In the records below, begin at the line that has "Convert this chart to matplotlib code." and stop after the line that has "import matplotlib.transforms as mtransforms"; quote those lines verbatim and nothing more.

* _Supplied records_
————————
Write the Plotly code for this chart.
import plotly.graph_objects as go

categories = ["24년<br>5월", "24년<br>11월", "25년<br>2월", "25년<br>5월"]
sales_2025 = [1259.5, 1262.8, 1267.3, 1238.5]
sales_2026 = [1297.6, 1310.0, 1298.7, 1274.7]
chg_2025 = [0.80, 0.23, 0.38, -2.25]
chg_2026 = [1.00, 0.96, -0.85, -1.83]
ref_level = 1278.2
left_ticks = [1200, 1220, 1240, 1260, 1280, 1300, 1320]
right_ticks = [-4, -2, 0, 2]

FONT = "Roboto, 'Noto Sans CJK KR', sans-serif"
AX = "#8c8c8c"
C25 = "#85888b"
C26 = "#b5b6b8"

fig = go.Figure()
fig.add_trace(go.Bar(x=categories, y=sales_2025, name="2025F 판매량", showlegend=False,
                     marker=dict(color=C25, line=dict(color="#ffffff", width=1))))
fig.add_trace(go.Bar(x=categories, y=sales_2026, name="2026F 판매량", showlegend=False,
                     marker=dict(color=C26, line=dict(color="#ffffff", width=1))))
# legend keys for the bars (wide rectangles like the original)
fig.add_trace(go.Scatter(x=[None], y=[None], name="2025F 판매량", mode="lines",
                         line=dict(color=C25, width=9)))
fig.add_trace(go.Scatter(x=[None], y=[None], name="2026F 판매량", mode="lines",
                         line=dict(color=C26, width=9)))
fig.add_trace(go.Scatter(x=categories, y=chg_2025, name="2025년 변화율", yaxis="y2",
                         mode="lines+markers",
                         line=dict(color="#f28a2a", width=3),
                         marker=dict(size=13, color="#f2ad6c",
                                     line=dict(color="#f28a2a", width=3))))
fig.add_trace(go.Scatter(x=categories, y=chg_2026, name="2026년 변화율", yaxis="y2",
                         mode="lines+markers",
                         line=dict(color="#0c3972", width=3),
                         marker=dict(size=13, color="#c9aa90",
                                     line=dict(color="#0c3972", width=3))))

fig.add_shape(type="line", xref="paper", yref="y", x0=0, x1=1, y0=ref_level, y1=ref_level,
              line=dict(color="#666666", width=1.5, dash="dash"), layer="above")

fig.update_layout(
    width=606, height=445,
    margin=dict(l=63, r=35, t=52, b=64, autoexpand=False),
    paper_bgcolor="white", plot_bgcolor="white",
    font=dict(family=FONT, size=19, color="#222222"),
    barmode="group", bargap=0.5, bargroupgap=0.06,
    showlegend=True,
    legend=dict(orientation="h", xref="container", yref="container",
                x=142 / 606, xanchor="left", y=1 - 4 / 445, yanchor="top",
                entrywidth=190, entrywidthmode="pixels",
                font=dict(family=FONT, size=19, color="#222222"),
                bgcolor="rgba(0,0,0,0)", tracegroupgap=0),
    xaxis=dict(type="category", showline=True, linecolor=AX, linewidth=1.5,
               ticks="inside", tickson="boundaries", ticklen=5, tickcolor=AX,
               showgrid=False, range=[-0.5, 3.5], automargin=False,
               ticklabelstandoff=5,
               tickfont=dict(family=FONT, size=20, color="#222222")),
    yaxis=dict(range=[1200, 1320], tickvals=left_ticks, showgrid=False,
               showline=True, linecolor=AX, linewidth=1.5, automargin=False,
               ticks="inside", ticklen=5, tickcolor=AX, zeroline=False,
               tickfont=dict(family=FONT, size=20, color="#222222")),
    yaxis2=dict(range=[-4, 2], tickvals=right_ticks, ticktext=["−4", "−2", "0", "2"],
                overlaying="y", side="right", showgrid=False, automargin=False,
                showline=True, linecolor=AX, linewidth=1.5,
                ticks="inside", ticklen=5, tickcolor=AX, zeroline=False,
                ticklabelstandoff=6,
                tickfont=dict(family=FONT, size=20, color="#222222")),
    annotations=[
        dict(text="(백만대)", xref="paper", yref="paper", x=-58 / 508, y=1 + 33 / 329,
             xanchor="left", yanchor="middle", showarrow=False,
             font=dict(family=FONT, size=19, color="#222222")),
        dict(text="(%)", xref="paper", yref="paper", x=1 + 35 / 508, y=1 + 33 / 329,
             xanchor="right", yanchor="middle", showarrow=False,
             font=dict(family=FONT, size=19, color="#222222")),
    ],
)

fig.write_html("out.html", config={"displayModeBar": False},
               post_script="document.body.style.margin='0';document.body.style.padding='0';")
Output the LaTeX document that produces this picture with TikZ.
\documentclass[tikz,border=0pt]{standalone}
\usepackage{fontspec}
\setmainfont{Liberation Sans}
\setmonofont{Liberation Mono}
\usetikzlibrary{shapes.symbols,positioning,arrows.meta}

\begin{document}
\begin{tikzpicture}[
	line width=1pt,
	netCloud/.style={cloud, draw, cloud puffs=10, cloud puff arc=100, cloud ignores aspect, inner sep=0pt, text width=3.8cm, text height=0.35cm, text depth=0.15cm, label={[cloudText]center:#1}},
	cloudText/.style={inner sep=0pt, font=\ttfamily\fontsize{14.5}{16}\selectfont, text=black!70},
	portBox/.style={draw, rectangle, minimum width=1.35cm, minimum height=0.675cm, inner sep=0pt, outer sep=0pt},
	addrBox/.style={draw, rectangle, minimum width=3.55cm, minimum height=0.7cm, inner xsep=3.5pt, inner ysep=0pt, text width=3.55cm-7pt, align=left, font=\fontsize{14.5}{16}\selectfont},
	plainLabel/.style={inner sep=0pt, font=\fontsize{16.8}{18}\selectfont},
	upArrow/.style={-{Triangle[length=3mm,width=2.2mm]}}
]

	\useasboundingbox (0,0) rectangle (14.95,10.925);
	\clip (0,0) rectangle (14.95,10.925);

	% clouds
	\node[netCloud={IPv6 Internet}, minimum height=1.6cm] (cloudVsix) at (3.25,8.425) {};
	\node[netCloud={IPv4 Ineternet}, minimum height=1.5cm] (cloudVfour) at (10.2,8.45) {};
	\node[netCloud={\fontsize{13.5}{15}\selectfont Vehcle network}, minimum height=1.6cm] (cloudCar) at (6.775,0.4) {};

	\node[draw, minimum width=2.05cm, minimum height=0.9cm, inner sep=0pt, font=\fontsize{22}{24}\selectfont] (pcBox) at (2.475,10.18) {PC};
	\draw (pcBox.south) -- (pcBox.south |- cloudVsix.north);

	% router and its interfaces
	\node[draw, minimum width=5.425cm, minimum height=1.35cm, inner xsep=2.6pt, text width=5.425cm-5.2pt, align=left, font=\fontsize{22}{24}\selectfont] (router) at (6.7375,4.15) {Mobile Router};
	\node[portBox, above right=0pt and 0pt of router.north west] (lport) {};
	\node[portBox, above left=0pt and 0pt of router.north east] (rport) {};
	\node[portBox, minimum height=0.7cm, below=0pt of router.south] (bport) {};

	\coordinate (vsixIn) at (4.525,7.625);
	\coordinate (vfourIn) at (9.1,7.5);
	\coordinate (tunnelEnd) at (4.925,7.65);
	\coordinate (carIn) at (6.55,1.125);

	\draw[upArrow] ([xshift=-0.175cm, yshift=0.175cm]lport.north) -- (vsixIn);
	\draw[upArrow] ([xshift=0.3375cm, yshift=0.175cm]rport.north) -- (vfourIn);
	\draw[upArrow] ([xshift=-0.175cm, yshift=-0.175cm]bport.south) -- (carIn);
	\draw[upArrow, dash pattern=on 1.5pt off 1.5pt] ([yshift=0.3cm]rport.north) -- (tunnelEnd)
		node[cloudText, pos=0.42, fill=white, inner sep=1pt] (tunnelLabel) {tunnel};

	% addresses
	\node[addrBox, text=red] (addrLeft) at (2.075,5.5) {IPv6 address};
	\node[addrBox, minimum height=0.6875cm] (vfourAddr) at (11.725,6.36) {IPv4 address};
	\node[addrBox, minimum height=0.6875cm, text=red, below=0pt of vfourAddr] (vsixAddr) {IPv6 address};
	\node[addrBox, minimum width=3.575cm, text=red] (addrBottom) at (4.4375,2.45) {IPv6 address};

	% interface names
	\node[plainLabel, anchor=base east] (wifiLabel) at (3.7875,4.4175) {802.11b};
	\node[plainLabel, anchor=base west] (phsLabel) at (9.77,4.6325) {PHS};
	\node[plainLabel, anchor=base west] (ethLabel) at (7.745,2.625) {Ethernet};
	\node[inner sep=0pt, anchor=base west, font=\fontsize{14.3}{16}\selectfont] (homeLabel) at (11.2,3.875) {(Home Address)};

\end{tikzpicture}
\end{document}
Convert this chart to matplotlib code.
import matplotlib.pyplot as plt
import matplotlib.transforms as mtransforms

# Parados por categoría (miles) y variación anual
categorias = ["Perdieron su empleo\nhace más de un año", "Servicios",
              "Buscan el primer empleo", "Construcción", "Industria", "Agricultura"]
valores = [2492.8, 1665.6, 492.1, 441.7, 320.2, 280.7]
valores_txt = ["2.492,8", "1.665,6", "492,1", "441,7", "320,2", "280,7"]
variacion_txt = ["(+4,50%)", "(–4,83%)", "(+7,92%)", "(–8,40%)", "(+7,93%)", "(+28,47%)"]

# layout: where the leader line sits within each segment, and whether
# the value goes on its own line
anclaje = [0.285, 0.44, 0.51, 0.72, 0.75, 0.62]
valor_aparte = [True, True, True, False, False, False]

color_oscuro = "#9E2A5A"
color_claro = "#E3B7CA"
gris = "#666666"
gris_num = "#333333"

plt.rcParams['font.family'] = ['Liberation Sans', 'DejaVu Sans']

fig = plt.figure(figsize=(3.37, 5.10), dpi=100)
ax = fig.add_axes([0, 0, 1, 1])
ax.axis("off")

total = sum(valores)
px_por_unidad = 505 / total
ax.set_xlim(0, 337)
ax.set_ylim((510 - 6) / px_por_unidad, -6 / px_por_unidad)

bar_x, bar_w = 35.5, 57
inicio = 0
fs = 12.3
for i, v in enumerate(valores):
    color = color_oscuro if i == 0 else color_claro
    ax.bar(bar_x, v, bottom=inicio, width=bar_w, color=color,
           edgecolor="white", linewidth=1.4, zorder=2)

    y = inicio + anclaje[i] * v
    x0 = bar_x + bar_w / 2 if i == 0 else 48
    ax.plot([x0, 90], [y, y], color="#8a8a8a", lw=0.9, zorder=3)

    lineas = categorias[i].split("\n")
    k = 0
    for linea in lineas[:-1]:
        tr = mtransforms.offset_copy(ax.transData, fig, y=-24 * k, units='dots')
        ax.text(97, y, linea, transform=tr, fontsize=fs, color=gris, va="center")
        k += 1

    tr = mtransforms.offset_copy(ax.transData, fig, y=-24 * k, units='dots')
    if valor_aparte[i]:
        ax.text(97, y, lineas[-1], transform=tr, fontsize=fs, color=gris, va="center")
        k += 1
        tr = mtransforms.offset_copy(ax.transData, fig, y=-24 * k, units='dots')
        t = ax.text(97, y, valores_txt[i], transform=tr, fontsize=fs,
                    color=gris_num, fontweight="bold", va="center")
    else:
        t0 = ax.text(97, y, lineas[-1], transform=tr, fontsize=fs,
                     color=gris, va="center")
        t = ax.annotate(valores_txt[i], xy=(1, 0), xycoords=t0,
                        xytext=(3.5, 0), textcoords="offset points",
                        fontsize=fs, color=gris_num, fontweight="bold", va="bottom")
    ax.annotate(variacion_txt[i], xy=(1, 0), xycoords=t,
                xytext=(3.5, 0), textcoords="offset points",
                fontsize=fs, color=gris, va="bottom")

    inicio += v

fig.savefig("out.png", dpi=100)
————————
* _Result of this exercise_
Convert this chart to matplotlib code.
import matplotlib.pyplot as plt
import matplotlib.transforms as mtransforms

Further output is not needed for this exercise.